_Source material_.
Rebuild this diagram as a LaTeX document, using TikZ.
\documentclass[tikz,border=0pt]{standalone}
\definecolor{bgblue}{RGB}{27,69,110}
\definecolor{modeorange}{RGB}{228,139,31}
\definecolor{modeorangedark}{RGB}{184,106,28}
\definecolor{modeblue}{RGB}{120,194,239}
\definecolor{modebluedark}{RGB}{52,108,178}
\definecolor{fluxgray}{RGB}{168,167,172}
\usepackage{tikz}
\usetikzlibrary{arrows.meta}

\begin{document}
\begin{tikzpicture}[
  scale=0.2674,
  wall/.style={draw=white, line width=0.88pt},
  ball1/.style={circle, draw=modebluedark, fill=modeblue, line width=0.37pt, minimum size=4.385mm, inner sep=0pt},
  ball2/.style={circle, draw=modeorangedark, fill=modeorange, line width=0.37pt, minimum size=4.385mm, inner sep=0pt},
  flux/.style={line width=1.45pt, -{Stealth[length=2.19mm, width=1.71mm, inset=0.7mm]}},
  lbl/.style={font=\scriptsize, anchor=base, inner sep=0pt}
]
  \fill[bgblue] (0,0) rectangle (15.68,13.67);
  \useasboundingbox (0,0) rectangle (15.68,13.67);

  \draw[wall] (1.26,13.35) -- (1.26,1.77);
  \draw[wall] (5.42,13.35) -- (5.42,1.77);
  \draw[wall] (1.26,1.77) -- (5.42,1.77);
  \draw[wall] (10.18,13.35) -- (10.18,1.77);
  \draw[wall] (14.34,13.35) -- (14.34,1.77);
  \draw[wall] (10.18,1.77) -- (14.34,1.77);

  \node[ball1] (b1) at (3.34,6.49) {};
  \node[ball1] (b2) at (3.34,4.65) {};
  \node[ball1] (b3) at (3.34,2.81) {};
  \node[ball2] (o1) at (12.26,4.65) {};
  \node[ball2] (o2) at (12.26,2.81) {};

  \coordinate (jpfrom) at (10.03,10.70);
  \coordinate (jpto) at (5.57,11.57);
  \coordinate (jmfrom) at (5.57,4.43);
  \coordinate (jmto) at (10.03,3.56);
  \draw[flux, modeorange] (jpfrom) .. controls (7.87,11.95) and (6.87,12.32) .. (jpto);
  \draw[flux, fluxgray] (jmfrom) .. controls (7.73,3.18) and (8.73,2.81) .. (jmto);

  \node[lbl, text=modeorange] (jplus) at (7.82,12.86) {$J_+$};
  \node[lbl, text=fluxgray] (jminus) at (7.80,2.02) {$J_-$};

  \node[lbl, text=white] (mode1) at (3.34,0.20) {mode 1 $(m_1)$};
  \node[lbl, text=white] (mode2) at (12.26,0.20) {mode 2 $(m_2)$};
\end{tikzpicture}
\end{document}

_Exercise task_. Repeat the data above exactly.

_Exercise result_.
Rebuild this diagram as a LaTeX document, using TikZ.
\documentclass[tikz,border=0pt]{standalone}
\definecolor{bgblue}{RGB}{27,69,110}
\definecolor{modeorange}{RGB}{228,139,31}
\definecolor{modeorangedark}{RGB}{184,106,28}
\definecolor{modeblue}{RGB}{120,194,239}
\definecolor{modebluedark}{RGB}{52,108,178}
\definecolor{fluxgray}{RGB}{168,167,172}
\usepackage{tikz}
\usetikzlibrary{arrows.meta}

\begin{document}
\begin{tikzpicture}[
  scale=0.2674,
  wall/.style={draw=white, line width=0.88pt},
  ball1/.style={circle, draw=modebluedark, fill=modeblue, line width=0.37pt, minimum size=4.385mm, inner sep=0pt},
  ball2/.style={circle, draw=modeorangedark, fill=modeorange, line width=0.37pt, minimum size=4.385mm, inner sep=0pt},
  flux/.style={line width=1.45pt, -{Stealth[length=2.19mm, width=1.71mm, inset=0.7mm]}},
  lbl/.style={font=\scriptsize, anchor=base, inner sep=0pt}
]
  \fill[bgblue] (0,0) rectangle (15.68,13.67);
  \useasboundingbox (0,0) rectangle (15.68,13.67);

  \draw[wall] (1.26,13.35) -- (1.26,1.77);
  \draw[wall] (5.42,13.35) -- (5.42,1.77);
  \draw[wall] (1.26,1.77) -- (5.42,1.77);
  \draw[wall] (10.18,13.35) -- (10.18,1.77);
  \draw[wall] (14.34,13.35) -- (14.34,1.77);
  \draw[wall] (10.18,1.77) -- (14.34,1.77);

  \node[ball1] (b1) at (3.34,6.49) {};
  \node[ball1] (b2) at (3.34,4.65) {};
  \node[ball1] (b3) at (3.34,2.81) {};
  \node[ball2] (o1) at (12.26,4.65) {};
  \node[ball2] (o2) at (12.26,2.81) {};

  \coordinate (jpfrom) at (10.03,10.70);
  \coordinate (jpto) at (5.57,11.57);
  \coordinate (jmfrom) at (5.57,4.43);
  \coordinate (jmto) at (10.03,3.56);
  \draw[flux, modeorange] (jpfrom) .. controls (7.87,11.95) and (6.87,12.32) .. (jpto);
  \draw[flux, fluxgray] (jmfrom) .. controls (7.73,3.18) and (8.73,2.81) .. (jmto);

  \node[lbl, text=modeorange] (jplus) at (7.82,12.86) {$J_+$};
  \node[lbl, text=fluxgray] (jminus) at (7.80,2.02) {$J_-$};

  \node[lbl, text=white] (mode1) at (3.34,0.20) {mode 1 $(m_1)$};
  \node[lbl, text=white] (mode2) at (12.26,0.20) {mode 2 $(m_2)$};
\end{tikzpicture}
\end{document}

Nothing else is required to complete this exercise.